The Breakfast Table

The Merging of Culture and Morals

Is there really a difference between a moral standpoint and a cultural one? Doesn’t our culture inform our morals to such a great extent that not only are the lines blurred and the circles overlapping, but that they all basically become one homogenous ball? You can’t have morals independent of culture; they don’t exist in a vacuum. (Which is what bothers me about libertarian “natural rights” arguments. You don’t have rights to anything if you’re born on a raft in the middle of the ocean; you need someone or something to grant you those rights.)

Back to the MTV ads: They may play to (or, to use your friend’s word, Alex, co-opt) the STD ads in an offensive or tasteless way. But don’t many PSAs–for STDs, drugs, whatever–similarly co-opt our aesthetic and cultural values? Everything uses everything else to some degree, so why is MTV criticized for it when those that create PSAs are given a pass?
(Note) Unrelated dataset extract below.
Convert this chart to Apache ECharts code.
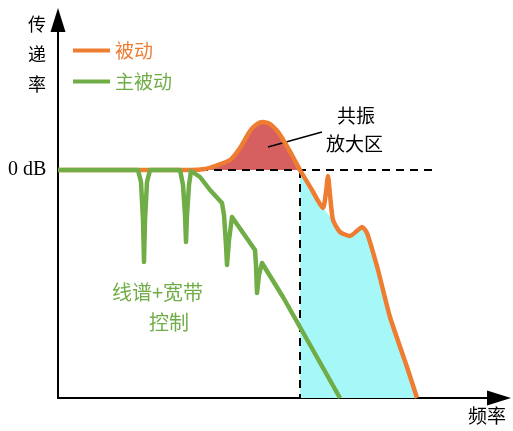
<!DOCTYPE html>
<html><head><meta charset="utf-8">
<script src="https://cdn.jsdelivr.net/npm/echarts@6/dist/echarts.min.js"></script>
<style>html,body{margin:0;padding:0;background:#fff}#c{width:513px;height:431px}</style>
</head><body><div id="c"></div>
<script>
// Relative frequency (x) and transmissibility relative to 0 dB (y)
const passiveFreq = [0,132,147,157,172,182,192,199,205,212,220,227,235,242,254,265,268,270,272,275,282,292,300,304,309,320,332,349,359];
const passiveGain = [0,0,1,4,10,22,39,46,48,46,38,27,13,0,-20,-38,-22,-6,-25,-50,-62,-66,-60,-57,-63,-100,-147,-197,-228];
const resonanceFreq = [132,147,157,172,182,192,199,205,212,220,227,235,242];
const resonanceGain = [0,1,4,10,22,39,46,48,46,38,27,13,0];
const isolationFreq = [242,254,265,275,282,292,300,304,309,320,332,349,359];
const isolationGain = [0,-20,-38,-50,-62,-66,-60,-57,-63,-100,-147,-197,-228];
const activeFreq = [0,80,83,85,86,87,89,92,122,125,127,128,129,131,133,142,152,164,166,168,169,171,174,197,198,199,201,204,225,282];
const activeGain = [0,0,-12,-50,-92,-50,-12,0,0,-15,-45,-72,-45,-15,-1,-7,-20,-33,-45,-75,-95,-70,-47,-80,-95,-123,-105,-93,-127,-228];
const zeroLineFreq = [142,379];
const cutoffFreq = 242;
const pointerFreq = [210,264];
const pointerGain = [23,38];
const seriesNames = ['被动','主被动'];

const zip = (a,b)=>a.map((v,i)=>[v,b[i]]);
const ORANGE='#ee7d31', GREEN='#70ad47';
const cjk = '"Noto Sans CJK SC", sans-serif';

const chart = echarts.init(document.getElementById('c'));
chart.setOption({
  animation:false,
  grid:{left:58,right:14,top:20,bottom:33},
  xAxis:{type:'value',min:0,max:441,
    axisLine:{onZero:false,lineStyle:{color:'#000',width:2},symbol:['none','triangle'],symbolSize:[15,24]},
    axisTick:{show:false},axisLabel:{show:false},splitLine:{show:false}},
  yAxis:{type:'value',min:-228,max:150,
    axisLine:{onZero:false,lineStyle:{color:'#000',width:2},symbol:['none','triangle'],symbolSize:[15,24]},
    axisTick:{show:false},axisLabel:{show:false},splitLine:{show:false}},
  legend:{orient:'vertical',left:68,top:36,itemWidth:37,itemHeight:4,itemGap:12,icon:'rect',
    textStyle:{fontFamily:cjk,fontSize:19},
    data:[{name:seriesNames[0],textStyle:{color:ORANGE}},{name:seriesNames[1],textStyle:{color:GREEN}}]},
  series:[
    {type:'line',name:'resonance',data:zip(resonanceFreq,resonanceGain),smooth:0.2,symbol:'none',
     lineStyle:{width:0},areaStyle:{color:'#d65f5f',opacity:1},z:1,silent:true},
    {type:'line',name:'isolation',data:zip(isolationFreq,isolationGain),smooth:0.2,symbol:'none',
     lineStyle:{width:0},areaStyle:{color:'#a6f7f7',opacity:1,origin:'start'},z:1,silent:true},
    {type:'line',name:'zero',data:zeroLineFreq.map(f=>[f,0]),symbol:'none',
     lineStyle:{color:'#000',width:2,type:[8,6]},z:2,silent:true},
    {type:'line',name:'cutoff',data:[[cutoffFreq,0],[cutoffFreq,-228]],symbol:'none',
     lineStyle:{color:'#000',width:2,type:[8,6]},z:2,silent:true},
    {type:'line',name:'pointer',data:zip(pointerFreq,pointerGain),symbol:'none',
     lineStyle:{color:'#000',width:1.5},z:2,silent:true},
    {type:'line',name:seriesNames[0],data:zip(passiveFreq,passiveGain),smooth:0.2,symbol:'none',
     color:ORANGE,lineStyle:{color:ORANGE,width:4.5},z:3},
    {type:'line',name:seriesNames[1],data:zip(activeFreq,activeGain),symbol:'none',
     color:GREEN,lineStyle:{color:GREEN,width:4.5,join:'round'},z:4}
  ],
  graphic:[
    {type:'text',left:28,top:9,style:{text:'传\n递\n率',font:'18px '+cjk,lineHeight:30,fill:'#000'}},
    {type:'text',left:8,top:160,style:{text:'0 dB',font:'20px "Liberation Serif", serif',fill:'#000'}},
    {type:'text',left:337,top:106,style:{text:'共振',font:'19px '+cjk,fill:'#000'}},
    {type:'text',left:326,top:134,style:{text:'放大区',font:'19px '+cjk,fill:'#000'}},
    {type:'text',left:112,top:282,style:{text:'线谱+宽带',font:'20px '+cjk,fill:GREEN}},
    {type:'text',left:149,top:312,style:{text:'控制',font:'20px '+cjk,fill:GREEN}},
    {type:'text',left:313,top:305,style:{text:'隔振区',font:'20px '+cjk,fill:'#000'}},
    {type:'text',left:468,top:406,style:{text:'频率',font:'19px '+cjk,fill:'#000'}}
  ]
});
</script></body></html>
Is it because they’re communicating an important message? If so, who determines what messages are important? For example, those “this is your brain on drugs” ads were clearly at least misleading on some (anecdotal) levels. Someone mentioned at lunch today that Robert Downey Jr. needs help because he’s hurting himself after being arrested yet again. Why does he need help? Have you seen the guy recently on Ally McBeal? In Wonder Boys? He can act, and if he can act while he’s coked up, bravo. Sure, drugs screw many people up and have devastating consequences, and I’m not trivializing that. That was just a tangent to prove my point that not all PSAs are necessarily morally right and thus worthy of exemption from critique. Phew.

Is it just me, or does it feel right now like we’re debating late at night in a dorm lobby that smells like a mix of industrial strength pine cleaner and stale bodily fluids?